На вечерней вахте в рубку прибегает старший механик: куда-то запропастился слесарь Покровский, надо его вызвать по спикеру.
— То ли дело на логгерах, — начинает Шагин, когда уходит стармех. — Там все на виду. И когда работают. И когда отдыхают. И когда едят. Спрятаться некуда. Лодырем не проживешь. В каждый рейс один-два новичка списываются: или не выдержат физической нагрузки, или не уживутся с командой. На логгере закон суровый, зато жизнь братская…
Бывает, что по ошибке штурмана или из-за волны на гребной винт намотаются сети. Судно теряет ход. Нужно вызывать буксир, ждать водолазов. На это уходят сутки и сутки.
А можно попробовать и самим. Для этого нужно сесть в спасательный плотик, который ледяные волны бьют о борт, затягивают под корму, и, вооружившись острым ножом на длинной палке, разрезать на трехметровой глубине толстые канаты из сизаля. Не у каждого достанет на это характера.
А Шагин проделывал это не раз. Но чтобы десять часов трясти сети, когда палубу заливает волна, нужно характера не меньше.
Делать то, что должен делать, — таков закон жизни на логгерах.
Те, кто пробует, подлизываясь к одним и помыкая другими, переложить на чужие плечи часть своей работы, вылетают с логгера, как пробки из соленой воды.
Но если ты выдюжишь, то испытаешь и счастье братства, которое связывает людей, делающих трудное и опасное дело.
От старой рыбацкой артели осталась не только «паевая система». На логгере, как в большой рабочей семье, за один стол садятся и капитан, и матрос, и механик, и моторист. Бывшие морские офицеры часто видят в этих традициях угрозу командирскому авторитету. Но авторитет авторитету рознь.
Отчужденность лишь ненадолго может скрыть отсутствие у руководителя тех человеческих качеств, которые предполагает его должность. И больше всего такая искусственная дистанция вредна для того, кто руководит, — он привыкает к мысли, что авторитет — нечто механически связанное с его положением, отучается разговаривать с людьми, понимать их. И вместо того, чтобы руководить, начинает командовать.

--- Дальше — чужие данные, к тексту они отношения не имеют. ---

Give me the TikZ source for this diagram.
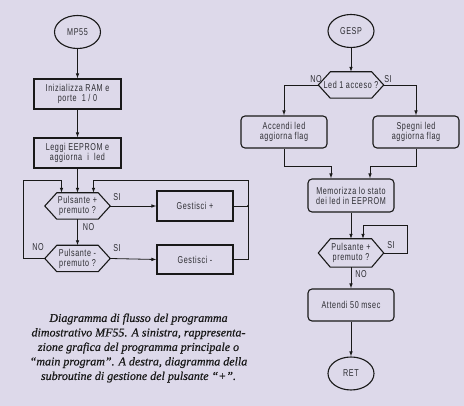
\documentclass[tikz,border=0pt]{standalone}
\usepackage{fontspec}
\setmainfont{Liberation Serif}
\newfontfamily\chartfont[FakeStretch=0.72,LetterSpace=6]{Liberation Sans}
\newfontfamily\capfont[FakeBold=0.6]{Liberation Serif}
\usetikzlibrary{shapes.geometric,arrows.meta}
\definecolor{bg}{RGB}{221,217,234}
\definecolor{ink}{RGB}{25,25,25}
\definecolor{txt}{RGB}{45,45,50}
\newcommand\hexdraw[1]{\draw[hexborder] (#1.west) -- ([xshift=12pt]#1.north west) -- ([xshift=-12pt]#1.north east) -- (#1.east) -- ([xshift=-12pt]#1.south east) -- ([xshift=12pt]#1.south west) -- cycle;}
\begin{document}
\begin{tikzpicture}[x=1pt,y=-1pt,
  chart/.style={font=\chartfont\fontsize{10}{10}\selectfont, text=txt},
  box/.style={chart, draw=ink, line width=1.1pt, rectangle, minimum width=87pt, minimum height=30pt, inner sep=1pt, align=center},
  rbox/.style={box, rounded corners=4pt, minimum width=86pt, minimum height=32pt},
  term/.style={chart, ellipse, draw=ink, line width=1.1pt, minimum width=46pt, minimum height=33pt, inner sep=0pt},
  hexnode/.style={chart, rectangle, draw=none, minimum width=65pt, minimum height=26pt, inner sep=0pt, align=center},
  hexborder/.style={draw=ink, line width=1.1pt},
  flow/.style={draw=ink, line width=0.8pt, -{Latex[length=5pt,width=3.6pt]}},
  conn/.style={draw=ink, line width=0.8pt},
  lbl/.style={chart, inner sep=0pt},
  caption/.style={font=\capfont\itshape\fontsize{12}{14.5}\selectfont, text=ink, align=center, inner sep=0pt}
]
\fill[bg] (0,0) rectangle (464,406);
\useasboundingbox (0,0) rectangle (464,406);

% ---------- left: main program ----------
\node[term] (mp) at (77.5,32) {MP55};
\node[box] (ini) at (77.5,94) {Inizializza RAM e\\porte\ \ 1 / 0};
\node[box] (leg) at (77.5,153) {Leggi EEPROM e\\aggiorna\ \ i\ \ led};
\node[hexnode] (p1) at (77.5,206) {Pulsante +\\premuto ?};
\hexdraw{p1}
\node[hexnode] (p2) at (77.5,258.5) {Pulsante -\\premuto ?};
\hexdraw{p2}
\node[box, minimum width=76pt] (gp) at (195,206) {Gestisci +};
\node[box, minimum width=76pt, minimum height=29pt] (gm) at (195,259.5) {Gestisci -};
\coordinate (jr) at (248,206);
\coordinate (tr) at (248,180);
\coordinate (tl) at (23,180);

\draw[flow] (mp) -- (ini);
\draw[flow] (ini) -- (leg);
\draw[flow] (leg) -- (p1);
\draw[flow] (p1.south) -- (p2.north) node[lbl, pos=0.3, right=5pt] (no1) {NO};
\draw[flow] (p1.east) -- (gp.west);
\draw[flow] (p2.east) -- (gm.west);
\node[lbl] (si1) at (117,197) {SI};
\node[lbl] (si2) at (117,248) {SI};
\node[lbl] (no2) at (38,247) {NO};
\draw[conn] (gp.east) -- (jr);
\draw[flow] (gm.east) -| (tr) -| ([xshift=16pt]p1.north);
\draw[flow] (p2.west) -| (tl) -| ([xshift=-16pt]p1.north);
\fill[ink] (jr) circle (1pt);

% ---------- right: subroutine ----------
\node[term] (ge) at (351,31) {GESP};
\node[hexnode] (l1) at (351,85) {Led 1 acceso ?};
\hexdraw{l1}
\node[rbox] (acc) at (284,132) {Accendi led\\aggiorna flag};
\node[rbox] (spe) at (416,132) {Spegni led\\aggiorna flag};
\node[rbox, minimum height=33pt] (mem) at (351,195.5) {Memorizza lo stato\\dei led in EEPROM};
\node[hexnode, minimum height=28pt] (p3) at (351,253) {Pulsante +\\premuto ?};
\hexdraw{p3}
\node[rbox] (att) at (351,305) {Attendi 50 msec};
\node[term] (ret) at (351,373.5) {RET};
\coordinate (mjl) at (331,166);
\coordinate (mjr) at (370,166);
\coordinate (sl) at (407,225);

\draw[flow] (ge) -- (l1);
\draw[flow] (l1.west) -| (acc.north);
\draw[flow] (l1.east) -| (spe.north);
\node[lbl] (no3) at (316,79) {NO};
\node[lbl] (si3) at (388,79) {SI};
\draw[flow] (acc.south) |- (mjl) -- (mjl |- mem.north);
\draw[flow] (spe.south) |- (mjr) -- (mjr |- mem.north);
\draw[flow] (mem) -- (p3);
\draw[flow] (p3.east) -| (sl) -| ([xshift=12pt]p3.north);
\node[lbl] (si4) at (391,245) {SI};
\draw[flow] (p3) -- (att) node[lbl, pos=0.3, right=4pt] (no4) {NO};
\draw[flow] (att) -- (ret);

% ---------- caption ----------
\node[caption] (cap) at (138.5,348) {Diagramma di flusso del programma\\dimostrativo MF55. A sinistra, rappresenta-\\zione grafica del programma principale o\\“main program”. A destra, diagramma della\\subroutine di gestione del pulsante “+”.};
\end{tikzpicture}
\end{document}
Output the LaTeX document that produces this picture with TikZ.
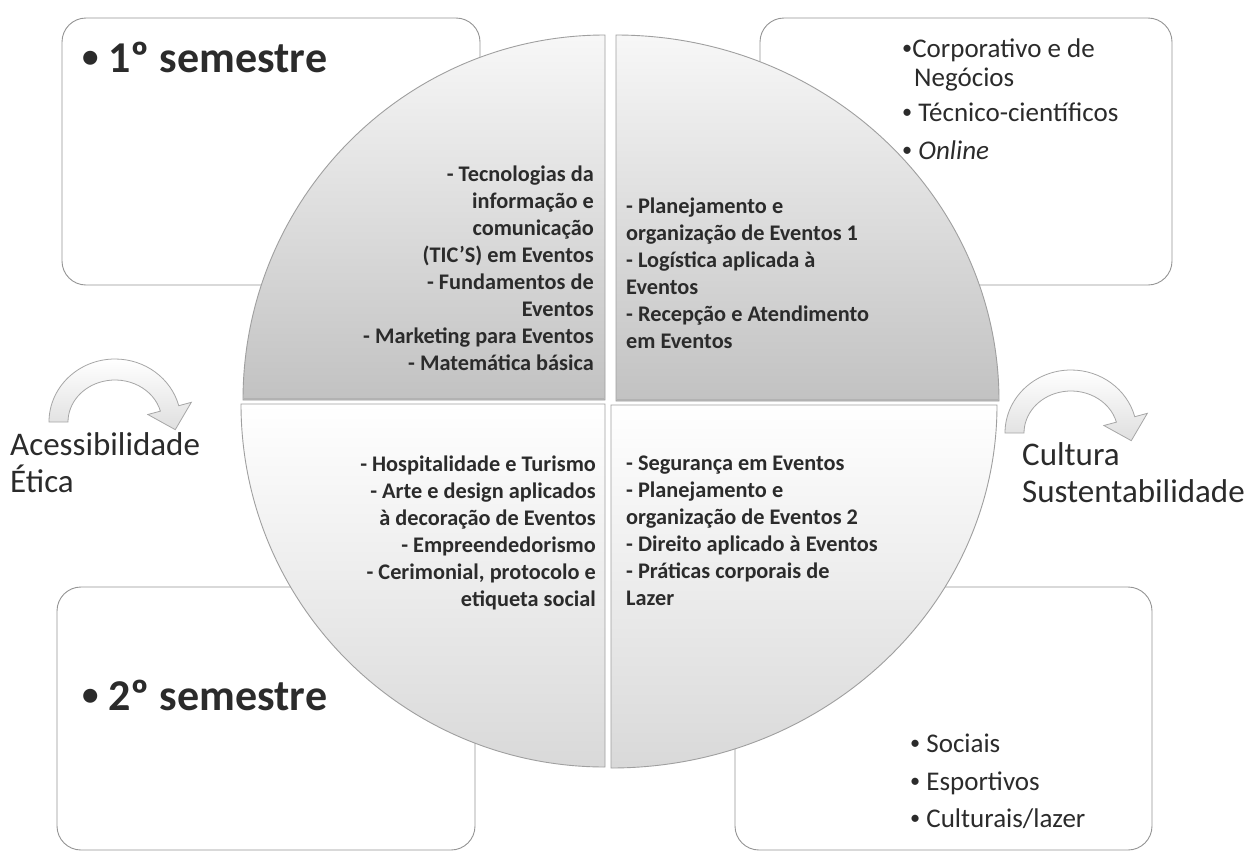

На «Есенине» матросы обедают в столовой, командный состав — в кают-компании. Так предусмотрено «Уставом службы на судах рыбной промышленности».
Что бы вы сказали, если б, войдя в столовую, увидели предостерегающие надписи: «Костей под стол не бросать!», «Руки об скатерть не вытирать!» Очевидно, возмутились бы, ибо сочинители подобных лозунгов молчаливо предполагают в каждом посетителе дикаря.
Но вот что записано в уставе: «На службе… грубость и панибратство между начальником и подчиненными воспрещается». Интересно, как представляли себе его авторы внеслужебные отношения равных по званию моряков?
И словечко-то какое: панибратство. Не знаю, как кому, а мне в нем отчетливо слышится враждебная понятию товарищества барская интонация.
Между черными тучами — звезды. Они плывут за нами по черным волнам. Далеко впереди пропадают и снова выныривают огни чужих кораблей. Шагин «взял» Ригель и сидит в штурманской рубке над расчетами.
Сегодня на нашей вахте судовое время перевели на час назад. Значит, стоять за рулем на час больше.